#### Description of the task:
Quote all of the data exactly as given. Skip every picture it contains.

======== Information provided

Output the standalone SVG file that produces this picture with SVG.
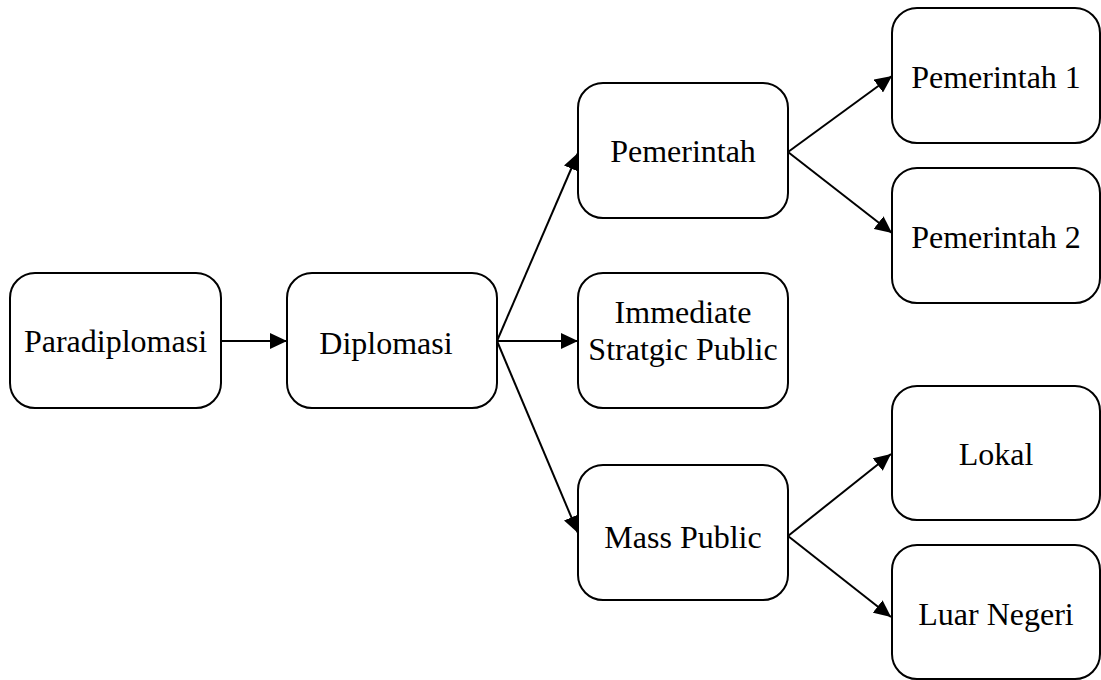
<svg xmlns="http://www.w3.org/2000/svg" width="1101" height="680" viewBox="0 0 1101 680">
<style>
.box{fill:#fff;stroke:#000;stroke-width:2}
.t{font-family:"Liberation Serif","Times New Roman",serif;font-size:32px;fill:#000;text-anchor:middle}
.c{stroke:#000;stroke-width:2;fill:none;marker-end:url(#ah)}
</style>
<defs>
<marker id="ah" markerUnits="userSpaceOnUse" markerWidth="18" markerHeight="16" refX="17" refY="8" orient="auto">
<path d="M0,0 L17,8 L0,16 Z" fill="#000"/>
</marker>
</defs>
<rect width="1101" height="680" fill="#fff"/>
<g id="connectors">
<line class="c" x1="221" y1="341" x2="287" y2="341"/>
<line class="c" x1="497" y1="341" x2="578" y2="153"/>
<line class="c" x1="497" y1="341" x2="578" y2="341"/>
<line class="c" x1="497" y1="341" x2="578" y2="533"/>
<line class="c" x1="788" y1="152" x2="892" y2="76"/>
<line class="c" x1="788" y1="152" x2="892" y2="233"/>
<line class="c" x1="788" y1="536" x2="891" y2="454"/>
<line class="c" x1="788" y1="536" x2="891" y2="617"/>
</g>
<g id="n-paradiplomasi"><rect class="box" x="10" y="273" width="211" height="135" rx="25"/><text class="t" x="115.5" y="352">Paradiplomasi</text></g>
<g id="n-diplomasi"><rect class="box" x="287" y="273" width="210" height="135" rx="25"/><text class="t" x="386" y="354">Diplomasi</text></g>
<g id="n-pemerintah"><rect class="box" x="578" y="83" width="210" height="135" rx="25"/><text class="t" x="683" y="162">Pemerintah</text></g>
<g id="n-immediate"><rect class="box" x="578" y="273" width="210" height="135" rx="25"/><text class="t" x="683" y="323">Immediate</text><text class="t" x="683" y="360">Stratgic Public</text></g>
<g id="n-mass"><rect class="box" x="578" y="465" width="210" height="135" rx="25"/><text class="t" x="683" y="548">Mass Public</text></g>
<g id="n-pemerintah1"><rect class="box" x="892" y="8" width="208" height="135" rx="25"/><text class="t" x="996" y="88">Pemerintah 1</text></g>
<g id="n-pemerintah2"><rect class="box" x="892" y="168" width="208" height="135" rx="25"/><text class="t" x="996" y="248">Pemerintah 2</text></g>
<g id="n-lokal"><rect class="box" x="892" y="386" width="208" height="134" rx="25"/><text class="t" x="996" y="465">Lokal</text></g>
<g id="n-luar"><rect class="box" x="892" y="545" width="208" height="134" rx="25"/><text class="t" x="996" y="625">Luar Negeri</text></g>
</svg>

================

#### Task solution:
Output the standalone SVG file that produces this picture with SVG.
<svg xmlns="http://www.w3.org/2000/svg" width="1101" height="680" viewBox="0 0 1101 680">
<style>
.box{fill:#fff;stroke:#000;stroke-width:2}
.t{font-family:"Liberation Serif","Times New Roman",serif;font-size:32px;fill:#000;text-anchor:middle}
.c{stroke:#000;stroke-width:2;fill:none;marker-end:url(#ah)}
</style>
<defs>
<marker id="ah" markerUnits="userSpaceOnUse" markerWidth="18" markerHeight="16" refX="17" refY="8" orient="auto">
<path d="M0,0 L17,8 L0,16 Z" fill="#000"/>
</marker>
</defs>
<rect width="1101" height="680" fill="#fff"/>
<g id="connectors">
<line class="c" x1="221" y1="341" x2="287" y2="341"/>
<line class="c" x1="497" y1="341" x2="578" y2="153"/>
<line class="c" x1="497" y1="341" x2="578" y2="341"/>
<line class="c" x1="497" y1="341" x2="578" y2="533"/>
<line class="c" x1="788" y1="152" x2="892" y2="76"/>
<line class="c" x1="788" y1="152" x2="892" y2="233"/>
<line class="c" x1="788" y1="536" x2="891" y2="454"/>
<line class="c" x1="788" y1="536" x2="891" y2="617"/>
</g>
<g id="n-paradiplomasi"><rect class="box" x="10" y="273" width="211" height="135" rx="25"/><text class="t" x="115.5" y="352">Paradiplomasi</text></g>
<g id="n-diplomasi"><rect class="box" x="287" y="273" width="210" height="135" rx="25"/><text class="t" x="386" y="354">Diplomasi</text></g>
<g id="n-pemerintah"><rect class="box" x="578" y="83" width="210" height="135" rx="25"/><text class="t" x="683" y="162">Pemerintah</text></g>
<g id="n-immediate"><rect class="box" x="578" y="273" width="210" height="135" rx="25"/><text class="t" x="683" y="323">Immediate</text><text class="t" x="683" y="360">Stratgic Public</text></g>
<g id="n-mass"><rect class="box" x="578" y="465" width="210" height="135" rx="25"/><text class="t" x="683" y="548">Mass Public</text></g>
<g id="n-pemerintah1"><rect class="box" x="892" y="8" width="208" height="135" rx="25"/><text class="t" x="996" y="88">Pemerintah 1</text></g>
<g id="n-pemerintah2"><rect class="box" x="892" y="168" width="208" height="135" rx="25"/><text class="t" x="996" y="248">Pemerintah 2</text></g>
<g id="n-lokal"><rect class="box" x="892" y="386" width="208" height="134" rx="25"/><text class="t" x="996" y="465">Lokal</text></g>
<g id="n-luar"><rect class="box" x="892" y="545" width="208" height="134" rx="25"/><text class="t" x="996" y="625">Luar Negeri</text></g>
</svg>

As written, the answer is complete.